Misuse of market power

The Government has acknowledged the wide ranging concerns that have been expressed in the submissions to the Panel in relation to the operation of the misuse of power provision and the Panel's recommendation that the current prohibition against misuse of power be subject to an "effects" test.  As expected, the Government intends to consult further on options to review the provision and has indicated that it will release a further discussion paper on this issue.

Cartel conduct

The Government supports the Panel's recommendation to simplify the prohibitions on cartel conduct and has confirmed that it intends to develop draft legislation for consultation with the public, states and territories to:

  • simplify the cartel conduct definitions in order to improve clarity and certainty while retaining specificity and meaning; and
  • broaden the exemption for joint ventures so that it does not limit legitimate commercial transactions such as vertical supply arrangements.

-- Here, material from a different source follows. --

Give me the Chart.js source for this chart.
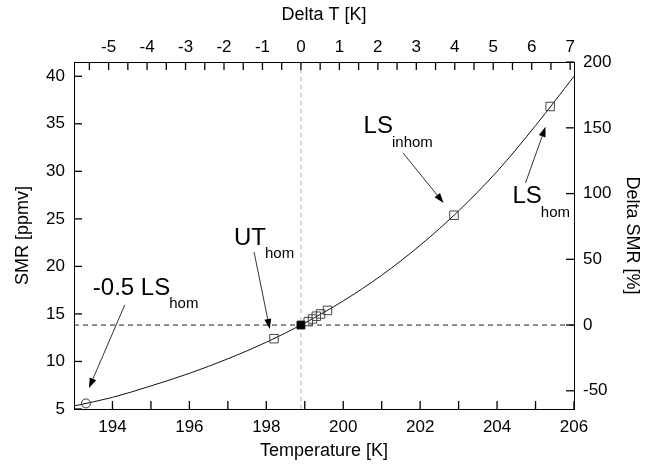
<!DOCTYPE html>
<html>
<head>
<meta charset="utf-8">
<script src="https://cdn.jsdelivr.net/npm/chart.js@4.4.1/dist/chart.umd.min.js"></script>
<style>
  body { margin: 0; background: #fff; }
  canvas { display: block; }
</style>
</head>
<body>
<canvas id="smr-chart" width="655" height="468"></canvas>
<script>
// --- data ---
const curveT = [193, 194, 195, 196, 197, 198, 199, 200, 201, 202, 203, 204, 205, 206];
const curveSMR = [5.32, 6.22, 7.43, 8.75, 10.28, 12.02, 14.05, 16.37, 19.07, 22.22, 25.84, 29.99, 34.81, 40.0];

// open squares (cases)
const caseT = [198.2, 199.09, 199.2, 199.3, 199.41, 199.59, 202.88, 205.38];
const caseSMR = [12.4, 14.19, 14.47, 14.76, 15.0, 15.37, 25.38, 36.82];

// filled square = reference state
const refT = 198.9;
const refSMR = 13.83;

// open circle (-0.5 LS hom)
const halfT = [193.31];
const halfSMR = [5.59];

// axis ranges and tick values
const tMin = 193, tMax = 206;
const smrMin = 5, smrMax = 41.5;
const tTicks = [194, 195, 196, 197, 198, 199, 200, 201, 202, 203, 204, 205, 206];
const dTTicks = [-5.5, -5, -4.5, -4, -3.5, -3, -2.5, -2, -1.5, -1, -0.5, 0, 0.5, 1, 1.5, 2, 2.5, 3, 3.5, 4, 4.5, 5, 5.5, 6, 6.5, 7];
const smrTicks = [5, 10, 15, 20, 25, 30, 35, 40];
const dSmrTicks = [-50, 0, 50, 100, 150, 200];

// annotations (text position and arrow, in data units)
const notes = [
    { text: '-0.5 LS', sub: 'hom', t: 193.49, s: 17.74, from: [194.32, 15.95], to: [193.39, 7.21] },
    { text: 'UT', sub: 'hom', t: 197.16, s: 23.0, from: [197.68, 21.53], to: [198.09, 13.42] },
    { text: 'LS', sub: 'inhom', t: 200.53, s: 34.68, from: [201.55, 31.95], to: [202.61, 26.68] },
    { text: 'LS', sub: 'hom', t: 204.40, s: 27.32, from: [204.74, 28.79], to: [205.26, 34.68] }
];

const FONT = "'Liberation Sans', Arial, Helvetica, sans-serif";
const toPts = (xs, ys) => xs.map((x, i) => ({ x: x, y: ys[i] }));
const setTicks = (vals) => (scale) => { scale.ticks = vals.map(v => ({ value: v })); };

// inward tick marks (gnuplot style)
const tickMarksPlugin = {
    id: 'tickMarks',
    afterDraw(chart) {
        const ctx = chart.ctx;
        const a = chart.chartArea;
        const len = 8;
        ctx.save();
        ctx.setLineDash([]);
        ctx.strokeStyle = '#000';
        ctx.lineWidth = 1.3;
        tTicks.forEach(v => {
            const p = chart.scales.x.getPixelForValue(v);
            ctx.beginPath(); ctx.moveTo(p, a.bottom); ctx.lineTo(p, a.bottom - len); ctx.stroke();
        });
        dTTicks.forEach(v => {
            const p = chart.scales.x2.getPixelForValue(v);
            ctx.beginPath(); ctx.moveTo(p, a.top); ctx.lineTo(p, a.top + len); ctx.stroke();
        });
        smrTicks.forEach(v => {
            const p = chart.scales.y.getPixelForValue(v);
            ctx.beginPath(); ctx.moveTo(a.left, p); ctx.lineTo(a.left + len, p); ctx.stroke();
        });
        dSmrTicks.forEach(v => {
            const p = chart.scales.y2.getPixelForValue(v);
            ctx.beginPath(); ctx.moveTo(a.right, p); ctx.lineTo(a.right - len, p); ctx.stroke();
        });
        ctx.restore();
    }
};

// annotation texts with arrows
const notesPlugin = {
    id: 'notes',
    afterDraw(chart) {
        const ctx = chart.ctx;
        const xs = chart.scales.x, ys = chart.scales.y;
        ctx.save();
        notes.forEach(n => {
            const px = xs.getPixelForValue(n.t);
            const py = ys.getPixelForValue(n.s);
            ctx.fillStyle = '#000';
            ctx.textBaseline = 'middle';
            ctx.textAlign = 'left';
            ctx.font = '24px ' + FONT;
            ctx.fillText(n.text, px, py);
            const w = ctx.measureText(n.text).width;
            ctx.font = '15px ' + FONT;
            ctx.fillText(n.sub, px + w - 1, py + 16);

            const x1 = xs.getPixelForValue(n.from[0]), y1 = ys.getPixelForValue(n.from[1]);
            const x2 = xs.getPixelForValue(n.to[0]), y2 = ys.getPixelForValue(n.to[1]);
            const ang = Math.atan2(y2 - y1, x2 - x1);
            const head = 10, half = 3.5;
            ctx.strokeStyle = '#333';
            ctx.lineWidth = 1;
            ctx.beginPath();
            ctx.moveTo(x1, y1);
            ctx.lineTo(x2 - head * Math.cos(ang), y2 - head * Math.sin(ang));
            ctx.stroke();
            ctx.beginPath();
            ctx.moveTo(x2, y2);
            ctx.lineTo(x2 - head * Math.cos(ang) + half * Math.sin(ang), y2 - head * Math.sin(ang) - half * Math.cos(ang));
            ctx.lineTo(x2 - head * Math.cos(ang) - half * Math.sin(ang), y2 - head * Math.sin(ang) + half * Math.cos(ang));
            ctx.closePath();
            ctx.fill();
        });
        ctx.restore();
    }
};

const fixSize = (w, h) => (scale) => {
    if (w !== null) scale.width = w;
    if (h !== null) scale.height = h;
};

const border = { display: true, color: '#000', width: 1 };
const grid = { display: true, drawOnChartArea: false, drawTicks: false };
const tickFont = { family: FONT, size: 17 };
const titleFont = { family: FONT, size: 18 };

new Chart(document.getElementById('smr-chart').getContext('2d'), {
    type: 'scatter',
    data: {
        datasets: [
            {
                label: 'reference',
                data: [{ x: refT, y: refSMR }],
                pointStyle: 'rect',
                pointRadius: 5.5,
                backgroundColor: '#000',
                borderColor: '#000',
                borderWidth: 1
            },
            {
                label: 'cases',
                data: toPts(caseT, caseSMR),
                pointStyle: 'rect',
                pointRadius: 6,
                backgroundColor: 'rgba(0,0,0,0)',
                borderColor: '#444',
                borderWidth: 1
            },
            {
                label: 'half LS hom',
                data: toPts(halfT, halfSMR),
                pointStyle: 'circle',
                pointRadius: 4.5,
                backgroundColor: 'rgba(0,0,0,0)',
                borderColor: '#333',
                borderWidth: 1
            },
            {
                label: 'SMR curve',
                data: toPts(curveT, curveSMR),
                showLine: true,
                cubicInterpolationMode: 'monotone',
                pointRadius: 0,
                borderColor: '#111',
                borderWidth: 1
            },
            {
                label: 'ref SMR',
                data: [{ x: tMin, y: refSMR }, { x: tMax, y: refSMR }],
                showLine: true,
                pointRadius: 0,
                borderColor: '#222',
                borderWidth: 1,
                borderDash: [5, 4]
            },
            {
                label: 'ref T',
                data: [{ x: refT, y: smrMin }, { x: refT, y: smrMax }],
                showLine: true,
                pointRadius: 0,
                borderColor: '#b0b0b0',
                borderWidth: 1,
                borderDash: [4, 4]
            }
        ]
    },
    options: {
        responsive: false,
        animation: false,
        layout: { padding: 0 },
        plugins: {
            legend: { display: false },
            tooltip: { enabled: false }
        },
        scales: {
            x: {
                type: 'linear',
                position: 'bottom',
                min: tMin,
                max: tMax,
                afterBuildTicks: setTicks(tTicks),
                afterFit: fixSize(null, 59),
                border: border,
                grid: grid,
                ticks: {
                    autoSkip: false,
                    maxRotation: 0,
                    padding: 8,
                    color: '#000',
                    font: tickFont,
                    callback: v => (v % 2 === 0 ? String(v) : '')
                },
                title: { display: true, text: 'Temperature [K]', color: '#000', font: titleFont, padding: { top: 0, bottom: 6 } }
            },
            x2: {
                type: 'linear',
                position: 'top',
                min: tMin - refT,
                max: tMax - refT,
                afterBuildTicks: setTicks(dTTicks),
                afterFit: fixSize(null, 62),
                border: border,
                grid: grid,
                ticks: {
                    autoSkip: false,
                    maxRotation: 0,
                    padding: 4,
                    color: '#000',
                    font: tickFont,
                    callback: v => (Number.isInteger(v) ? String(v) : '')
                },
                title: { display: true, text: 'Delta T [K]', color: '#000', font: titleFont, padding: { top: 4, bottom: 0 } }
            },
            y: {
                type: 'linear',
                position: 'left',
                min: smrMin,
                max: smrMax,
                afterBuildTicks: setTicks(smrTicks),
                afterFit: fixSize(74, null),
                border: border,
                grid: grid,
                ticks: {
                    padding: 9,
                    color: '#000',
                    font: tickFont
                },
                title: { display: true, text: 'SMR [ppmv]', color: '#000', font: titleFont, padding: { top: 12, bottom: 0 } }
            },
            y2: {
                type: 'linear',
                position: 'right',
                min: (smrMin / refSMR - 1) * 100,
                max: (smrMax / refSMR - 1) * 100,
                afterBuildTicks: setTicks(dSmrTicks),
                afterFit: fixSize(81, null),
                border: border,
                grid: grid,
                ticks: {
                    padding: 9,
                    color: '#000',
                    font: tickFont,
                    callback: v => String(Math.round(v))
                },
                title: { display: true, text: 'Delta SMR [%]', color: '#000', font: titleFont, padding: { top: 12, bottom: 0 } }
            }
        }
    },
    plugins: [tickMarksPlugin, notesPlugin]
});
</script>
</body>
</html>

Price signalling and concerted practices

The Government supports the Panel's recommendation to repeal the price signalling provisions of the CCA (which apply only to the banking sector) and accepts that other provisions of the law are capable of addressing the issue.  It intends to develop draft legislation to repeal the provisions and to extend section 45 of the CCA to capture concerted practices that substantially lessen competition.

Exclusive dealing and third line forcing

The Government supports the Panel's recommendation to subject the prohibition against third line forcing to a competition test so that it would be prohibited only where it has the purpose, effect or likely effect of substantially lessening competition.   The Government notes that this will bring the provision into line with comparable international jurisdictions and with other provisions of the CCA.

In relation to exclusive dealing, the Government has noted the recommendation that section 47 of the CCA should be repealed and that vertical restrictions and associated refusals to supply be addressed by other provisions of the CCA.  The Government has indicated that it will consider simplification of this provision as part of the general proposal to simplify the competition provisions of the CCA and in light of the outcome of the further consultation on misuse of market power.

Resale price maintenance

The Government supports the Panel's recommendation to maintain the prohibition on resale price maintenance in its current form as a per se prohibition and to introduce a notification process.  The Government intends to introduce draft legislation for consultation, to permit notification of RPM conduct, the imposition of conditions by the ACCC and to include an exemption for such conduct between related companies.

Merger review process

The Government supports the Panel's recommendation to retain the current informal merger clearance process and for there to be further consultation between the ACCC and business representatives with the aim of delivering more timely decisions in the process.  The Government has noted that the informal merger process works quickly and efficiently for the majority of mergers but has also stated an expectation that the ACCC will take into account the recommendation for further consultation with  business, in performing its role and meeting its responsibilities, particularly in relation to delivering more timely and transparent decisions. 

The Government also supports the Panel's recommendation that a new formal process be introduced to replace both the current formal merger clearance and authorisation processes.  It intends to develop draft legislation for public consultation on this topic.

Other significant responses

The Government has confirmed that it supports the Panel's recommendations to:

  • introduce a 'block exemption' power to enable the ACCC to create safe harbours for certain types of business conduct that are unlikely to raise competition concerns;
  • empower the ACCC to grant an authorisation or notification if satisfied that the conduct would not be likely to substantially lessen competition or would be likely to result in a public benefit that outweighs any detriment; and
  • retain the prohibitions against secondary boycotts and increase the penalties to bring them in line with other competition law breaches.

The Government has indicated partial support for the Panel's recommendations in the following areas:

  • Extra-territorial reach of Australian competition law: the Government does not support the recommendation to amend the CCA to remove the requirement that an overseas corporation must carry on business in Australia for its conduct outside Australia to be subject to the CCA.  However, the Government has noted that the Competition and Consumer Amendment (Deregulatory and Other Measures) Bill 2015 gives effect to the recommendation that the Government remove the requirement for private parties to seek Ministerial consent before relying on extraterritorial conduct in private competition matters.
  • Intellectual Property: the Government has indicated its support for the Productivity Commission to undertake an overarching review of Intellectual Property in Australia.
  • Application of the CCA to Government Activities: the Government supports in principle the recommendation that the prohibitions against anti-competitive conduct and the Australian Consumer Law should apply to the Commonwealth, States, Territories and local government insofar as they undertake activity in trade or commerce.  The Government intends to consult further with the states and territories on the implications of this proposal.

Australia’s competition institutions

In relation to the Panel's significant recommended changes to Australia's competition institutions:

  • ACCC:  the Government supports the Panel recommendation that the ACCC retain its competition and consumer functions.  The Government does not however support the Panel's recommendation that half the Commissioners be appointed on a part-time basis and further considers that it is important that the ACCC have a specific small business commissioner as well as a specialist agricultural commissioner.
  • Creation of an independent access and pricing regulator: the Government has indicated that it is open to the creation of a new independent regulator to have responsibility for third party access and infrastructure regulation in place of the infrastructure functions currently held by the ACCC, AER and NCC.  The Government intends to continue discussions with states and territories including in relation to the appropriate architecture for reform.
  • Australian Council for Competition Policy:  the Government has stated that it supports the need for a body to oversee progress on competition reform and will discuss its design, role and mandate with the states and territories.